The less happy news, is that pre-hedging of stop losses will remain an issue. “The Code’s guidelines very much revolve around whether an order is “confirmed” or “anticipated” when it comes to the rectitude of pre-hedging,” says the head of e-trading at a bank in London. “The problem is whether or not a (stop loss) order is “confirmed” when it relies upon a trigger, therefore is contingent and thus falls into the “anticipated” category?”
As another dealer noted when discussing this issue, there is still risk held by the bank if it is pre-hedging, “the customer could cancel the order one pip out”, and that in itself reinforces the “anticipated” nature of the order. Getting the industry to agree on exactly what type of order a stop loss is would clearly be a significant achievement for the Global Foreign Exchange Committee.
While disclosures and greater transparency around order handling means that further lawsuits are unlikely (at least concerning current day activity, there is still the threat of a rash of similar cases depending upon the outcome of the ECU Group litigation), one potential way to solve the issue is for customers to accept that certain orders will attract slippage, especially sizeable stop losses that will create market impact.

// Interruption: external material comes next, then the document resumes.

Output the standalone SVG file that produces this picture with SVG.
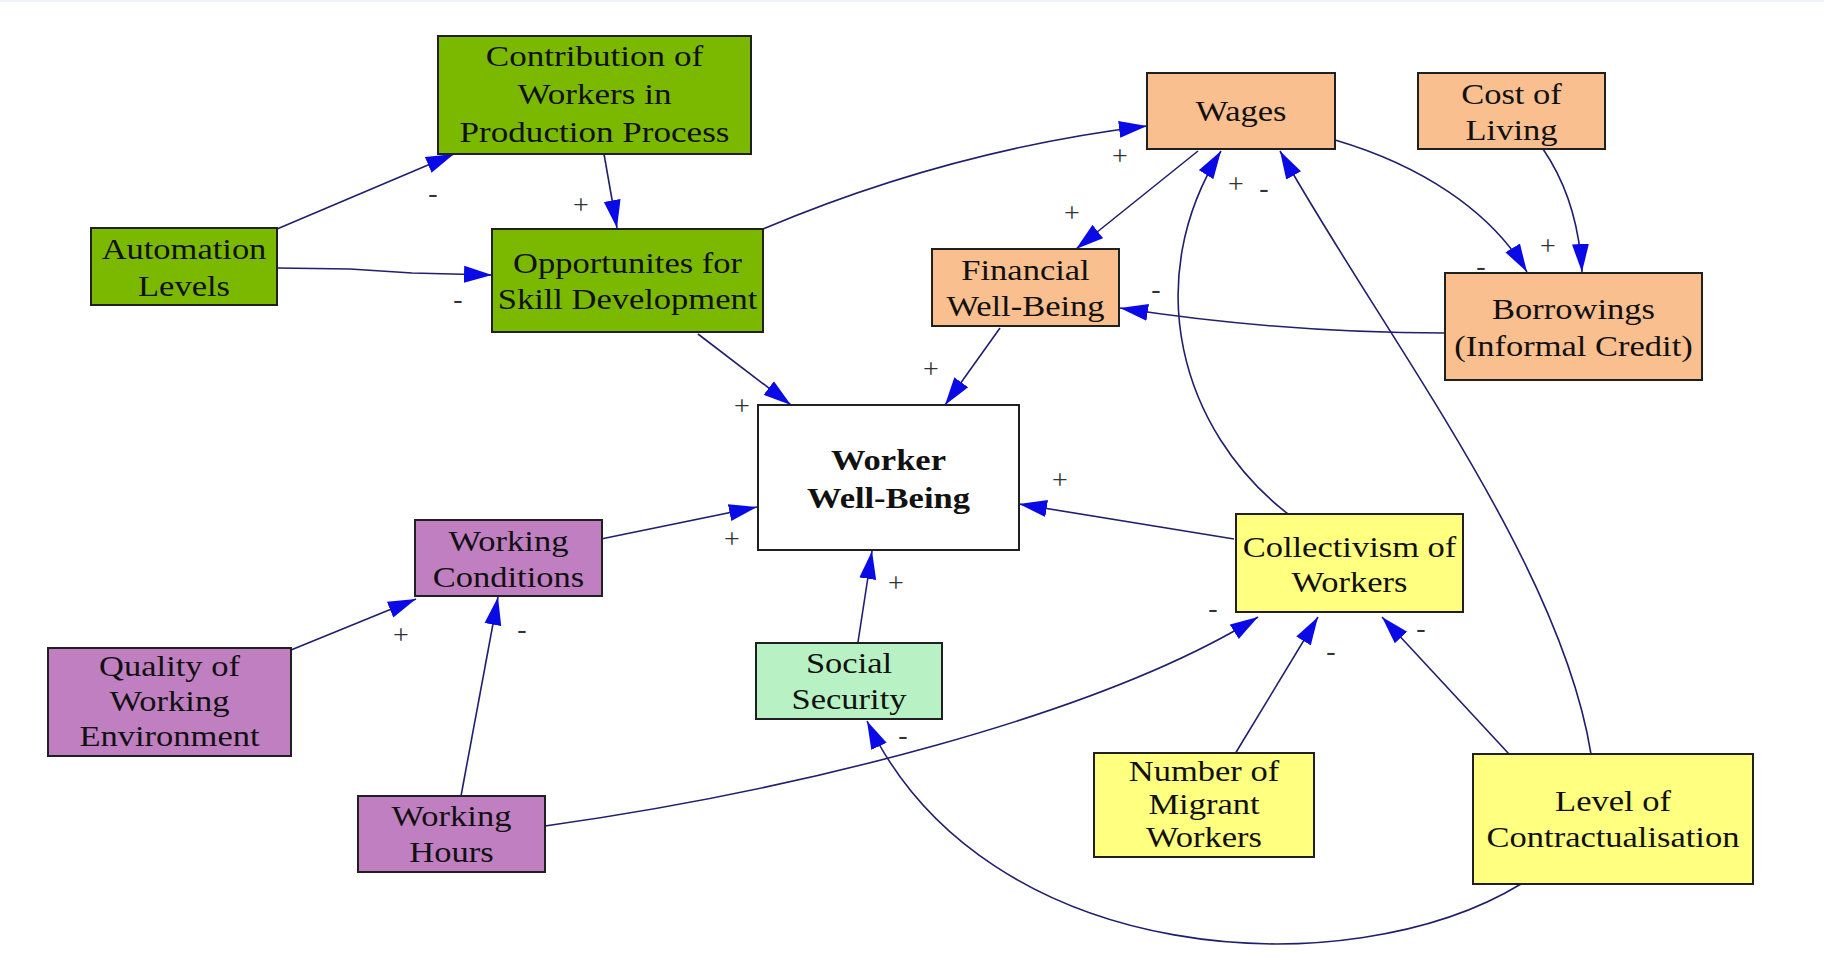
<svg xmlns="http://www.w3.org/2000/svg" width="1824" height="972" viewBox="0 0 1824 972">
<style>
.n{stroke:#202020;stroke-width:2}
.green{fill:#7bb800}
.orange{fill:#f9bf8f}
.purple{fill:#c07fc0}
.mint{fill:#b8f2c4}
.yellow{fill:#ffff80}
.white{fill:#ffffff}
.t{font-family:"Liberation Serif","Times New Roman",serif;font-size:30px;fill:#111111;text-anchor:middle}
.b{font-weight:bold}
.lbl{font-family:"Liberation Serif","Times New Roman",serif;font-size:28px;fill:#333333;text-anchor:middle}
.c{fill:none;stroke:#1f1f6e;stroke-width:1.6;marker-end:url(#ah)}
</style>
<defs>
<marker id="ah" markerUnits="userSpaceOnUse" markerWidth="28" markerHeight="18" refX="28" refY="9" orient="auto">
<path d="M0,0.5 L28,9 L0,17.5 Z" fill="#0a0ae6"/>
</marker>
</defs>
<rect x="0" y="0" width="1824" height="972" fill="#ffffff"/>
<rect x="0" y="0" width="1824" height="2" fill="#eef3f8"/>

<g id="connectors">
<path class="c" d="M277,229 L454,154"/>
<path class="c" d="M277,268 L350,269 L412,273 L492,275"/>
<path class="c" d="M604,154 L617,228"/>
<path class="c" d="M763,229 Q950,150 1147,126"/>
<path class="c" d="M698,334 L791,405"/>
<path class="c" d="M1198,151 L1076,249"/>
<path class="c" d="M1000,328 L945,405"/>
<path class="c" d="M1335,140 C1420,165 1490,210 1527,272"/>
<path class="c" d="M1543,149 Q1578,200 1582,272"/>
<path class="c" d="M1445,333 C1330,333 1230,325 1120,308"/>
<path class="c" d="M1288,514 C1180,430 1140,280 1221,151"/>
<path class="c" d="M1591,754 C1560,560 1380,330 1280,151"/>
<path class="c" d="M1234,539 L1019,504"/>
<path class="c" d="M601,539 L757,507"/>
<path class="c" d="M291,650 L416,599"/>
<path class="c" d="M461,796 L498,597"/>
<path class="c" d="M858,642 L872,551"/>
<path class="c" d="M545,826 C800,790 1100,715 1258,617"/>
<path class="c" d="M1235,754 L1318,617"/>
<path class="c" d="M1509,754 L1382,617"/>
<path class="c" d="M1521,884 C1350,988 985,970 867,721"/>
</g>

<g id="labels">
<text class="lbl" x="433" y="202">-</text>
<text class="lbl" x="458" y="308">-</text>
<text class="lbl" x="581" y="214">+</text>
<text class="lbl" x="1120" y="165">+</text>
<text class="lbl" x="742" y="415">+</text>
<text class="lbl" x="1072" y="222">+</text>
<text class="lbl" x="931" y="378">+</text>
<text class="lbl" x="1481" y="275">-</text>
<text class="lbl" x="1548" y="255">+</text>
<text class="lbl" x="1156" y="298">-</text>
<text class="lbl" x="1236" y="193">+</text>
<text class="lbl" x="1264" y="197">-</text>
<text class="lbl" x="1060" y="489">+</text>
<text class="lbl" x="732" y="548">+</text>
<text class="lbl" x="401" y="644">+</text>
<text class="lbl" x="522" y="638">-</text>
<text class="lbl" x="896" y="592">+</text>
<text class="lbl" x="1213" y="617">-</text>
<text class="lbl" x="1331" y="660">-</text>
<text class="lbl" x="1421" y="637">-</text>
<text class="lbl" x="903" y="744">-</text>
</g>

<g id="contrib">
<rect class="n green" x="438" y="36" width="313" height="118"/>
<text class="t" transform="translate(594.5,0) scale(1.17,1)"><tspan x="0" y="66">Contribution of</tspan><tspan x="0" y="104">Workers in</tspan><tspan x="0" y="142">Production Process</tspan></text>
</g>
<g id="automation">
<rect class="n green" x="91" y="228" width="186" height="77"/>
<text class="t" transform="translate(184,0) scale(1.15,1)"><tspan x="0" y="259">Automation</tspan><tspan x="0" y="296">Levels</tspan></text>
</g>
<g id="opportunities">
<rect class="n green" x="492" y="229" width="271" height="103"/>
<text class="t" transform="translate(627.5,0) scale(1.15,1)"><tspan x="0" y="273">Opportunites for</tspan><tspan x="0" y="309">Skill Development</tspan></text>
</g>
<g id="wages">
<rect class="n orange" x="1147" y="73" width="188" height="76"/>
<text class="t" transform="translate(1241,0) scale(1.15,1)"><tspan x="0" y="121">Wages</tspan></text>
</g>
<g id="cost">
<rect class="n orange" x="1418" y="73" width="187" height="76"/>
<text class="t" transform="translate(1511.5,0) scale(1.15,1)"><tspan x="0" y="104">Cost of</tspan><tspan x="0" y="140">Living</tspan></text>
</g>
<g id="borrowings">
<rect class="n orange" x="1445" y="273" width="257" height="107"/>
<text class="t" transform="translate(1573.5,0) scale(1.15,1)"><tspan x="0" y="319">Borrowings</tspan><tspan x="0" y="356">(Informal Credit)</tspan></text>
</g>
<g id="financial">
<rect class="n orange" x="932" y="249" width="187" height="77"/>
<text class="t" transform="translate(1025.5,0) scale(1.15,1)"><tspan x="0" y="280">Financial</tspan><tspan x="0" y="316">Well-Being</tspan></text>
</g>
<g id="worker">
<rect class="n white" x="758" y="405" width="261" height="145"/>
<text class="t b" transform="translate(888.5,0) scale(1.15,1)"><tspan x="0" y="470">Worker</tspan><tspan x="0" y="508">Well-Being</tspan></text>
</g>
<g id="conditions">
<rect class="n purple" x="415" y="520" width="187" height="76"/>
<text class="t" transform="translate(508.5,0) scale(1.15,1)"><tspan x="0" y="551">Working</tspan><tspan x="0" y="587">Conditions</tspan></text>
</g>
<g id="quality">
<rect class="n purple" x="48" y="648" width="243" height="108"/>
<text class="t" transform="translate(169.5,0) scale(1.15,1)"><tspan x="0" y="676">Quality of</tspan><tspan x="0" y="711">Working</tspan><tspan x="0" y="746">Environment</tspan></text>
</g>
<g id="hours">
<rect class="n purple" x="358" y="796" width="187" height="76"/>
<text class="t" transform="translate(451.5,0) scale(1.15,1)"><tspan x="0" y="826">Working</tspan><tspan x="0" y="862">Hours</tspan></text>
</g>
<g id="social">
<rect class="n mint" x="756" y="643" width="186" height="76"/>
<text class="t" transform="translate(849,0) scale(1.15,1)"><tspan x="0" y="673">Social</tspan><tspan x="0" y="709">Security</tspan></text>
</g>
<g id="collectivism">
<rect class="n yellow" x="1236" y="514" width="227" height="98"/>
<text class="t" transform="translate(1349.5,0) scale(1.15,1)"><tspan x="0" y="557">Collectivism of</tspan><tspan x="0" y="592">Workers</tspan></text>
</g>
<g id="migrant">
<rect class="n yellow" x="1094" y="753" width="220" height="104"/>
<text class="t" transform="translate(1204,0) scale(1.15,1)"><tspan x="0" y="781">Number of</tspan><tspan x="0" y="814">Migrant</tspan><tspan x="0" y="847">Workers</tspan></text>
</g>
<g id="contract">
<rect class="n yellow" x="1473" y="754" width="280" height="130"/>
<text class="t" transform="translate(1613,0) scale(1.15,1)"><tspan x="0" y="811">Level of</tspan><tspan x="0" y="847">Contractualisation</tspan></text>
</g>
</svg>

Given general attitudes, this is unlikely, however, because there is still the sense that customers want nothing to do with pre-hedging of their stop losses but refuse to countenance they may have to wear the five point slippage rather than the executing agent. The question has to be asked, however, in the age of independent TCA, surely claims of best efforts can be supported? Equally, executing parties could consider providing proprietary trade data (anonymised) if and when a customer raises a query about an execution and the trading around that time.
Finally, an independent body could be established to deal with potential complaints, that would have access to the appropriate public and private data to make a ruling.
Whichever way the industry goes, the ECU Group lawsuits remind everyone that stop losses as an issue remains a problem that is not easily going away – and as one source remarks, “Imagine how much more complicated this gets when the orders are not only managed electronically, but AI and machine learning tools are in charge?”